Les autorités britanniques ont vivement critiqué, jeudi 7 décembre, la décision de Meta de commencer à mettre en œuvre le chiffrement par défaut des conversations sur Messenger, la messagerie de Facebook, rapporte le quotidien The Guardian. Responsables politiques et enquêteurs ont accusé l’entreprise américaine d’affaiblir la lutte contre les violences sexuelles sur mineurs.
S’il est possible depuis 2016 d’envoyer des messages chiffrés par le biais de l’application, illisibles par une personne tierce, y compris par Meta, cette option devait jusque-là être activée manuellement. L’entreprise a cependant annoncé mercredi fonctionner désormais de façon inverse, en proposant le chiffrement par défaut. Il faudra cependant attendre un peu pour que tous les utilisateurs bénéficient de ce nouveau mode de fonctionnement pour leurs messages et leurs appels, le chiffrement étant instauré graduellement.
Les conversations de groupe restent pour l’instant exclues de ce chiffrement par défaut, tout comme les messages privés envoyés sur Instagram, l’entreprise ayant expliqué cet été que ce processus prendrait davantage de temps.
Une bataille politique
Déjà mis en place sur la messagerie WhatsApp (qui appartient à Meta), disponible également sur de nombreuses messageries concurrentes comme Signal ou iMessage, le chiffrement par défaut est un sujet très conflictuel qui oppose les géants du numérique aux autorités de nombreux Etats.

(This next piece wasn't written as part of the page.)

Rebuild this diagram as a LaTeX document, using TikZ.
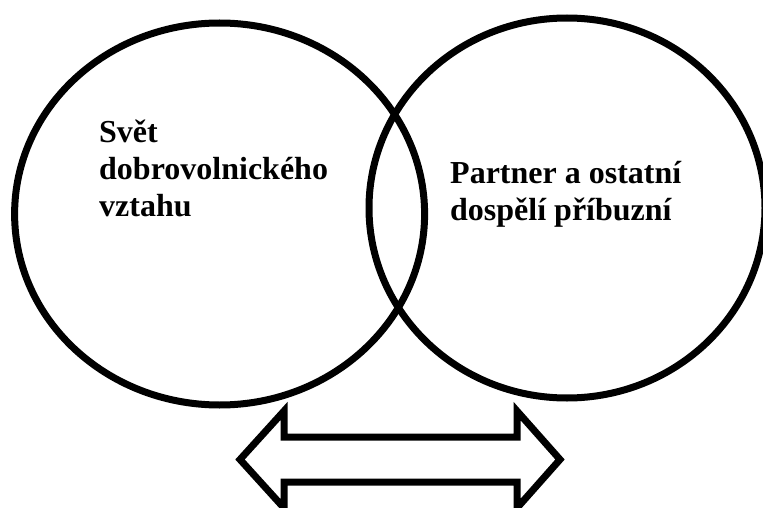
\documentclass[tikz,border=0pt]{standalone}
\usepackage{fontspec}
\setmainfont{Liberation Serif}
\usepackage{tikz}
\usetikzlibrary{shapes.geometric}
\tikzset{%
    sphere/.style={%
        draw, ellipse, line width=7pt, inner sep=0pt
    },
    label text/.style={%
        align=left, inner sep=0pt, anchor=base west,
        font=\fontsize{32}{37}\selectfont\bfseries
    },
    swap arrow/.style={%
        draw, line width=7pt, miter limit=10
    }
}
\begin{document}
\begin{tikzpicture}[x=1pt,y=-1pt]
    \useasboundingbox (0,0) rectangle (763,508);
%-----------------------------------------------
    \node[sphere, minimum width=410pt, minimum height=382pt] (volunteer) at (219.6,214) {};
    \node[sphere, minimum width=396pt, minimum height=380pt] (family) at (567,208) {};
%-----------------------------------------------
    \node[label text] (world) at (99,216.5) {Svět\\dobrovolnického\\vztahu};
    \node[label text] (kin) at (450,220) {Partner a ostatní\\dospělí příbuzní};
%-----------------------------------------------
    \draw[swap arrow] (240,459.5) -- (284,411) -- (284,437) -- (517,437) -- (517,411)
        -- (560,459.5) -- (517,508) -- (517,482) -- (284,482) -- (284,508) -- cycle;
\end{tikzpicture}
\end{document}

Les messages étant inaccessibles à toute personne extérieure à une conversation, l’entreprise ne peut en effet pas les communiquer aux autorités, y compris dans le cadre d’enquêtes judiciaires. Seule exception : qu’un des participants signale de lui-même un ou plusieurs messages à Meta.
« Les forces de l’ordre, les ONG et nos partenaires internationaux s’accordent sur le fait que ce projet de déployer le chiffrement de bout en bout sans prendre de mesures de sécurité appropriées protégera les prédateurs et portera atteinte à la capacité de la police » à lutter contre les violences sexuelles sur mineurs, a affirmé, jeudi, le ministre de l’intérieur britannique, James Cleverly. La patronne de l’ONG Internet Watch Foundation, Susie Hargreaves, est allée plus loin en affirmant que « Meta a[vait] choisi de donner la priorité à la protection de la vie privée des pédophiles plutôt qu’à la sécurité de nos enfants », rapporte The Guardian. De son côté, Meta a assuré que des mécanismes avaient été mis en place pour détecter certains comportements suspects sans « scanner les messages privés ».
Cette nouvelle passe d’armes s’inscrit dans un contexte politique particulier au Royaume-Uni, puisque le Parlement a voté à l’automne un texte controversé qui pourrait permettre au gendarme des télécommunications national (Ofcom) d’imposer aux grandes plates-formes la détection automatique de certains contenus, dont les images d’abus sexuels sur mineurs. Comme le souligne le site spécialisé The Record, le projet de loi a été largement amendé et s’annonce très difficile à appliquer, mais il avait initialement suscité une levée de boucliers de certains géants du Web, qui avaient alerté sur le risque que ferait peser un système de détection automatique sur la vie privée des utilisateurs.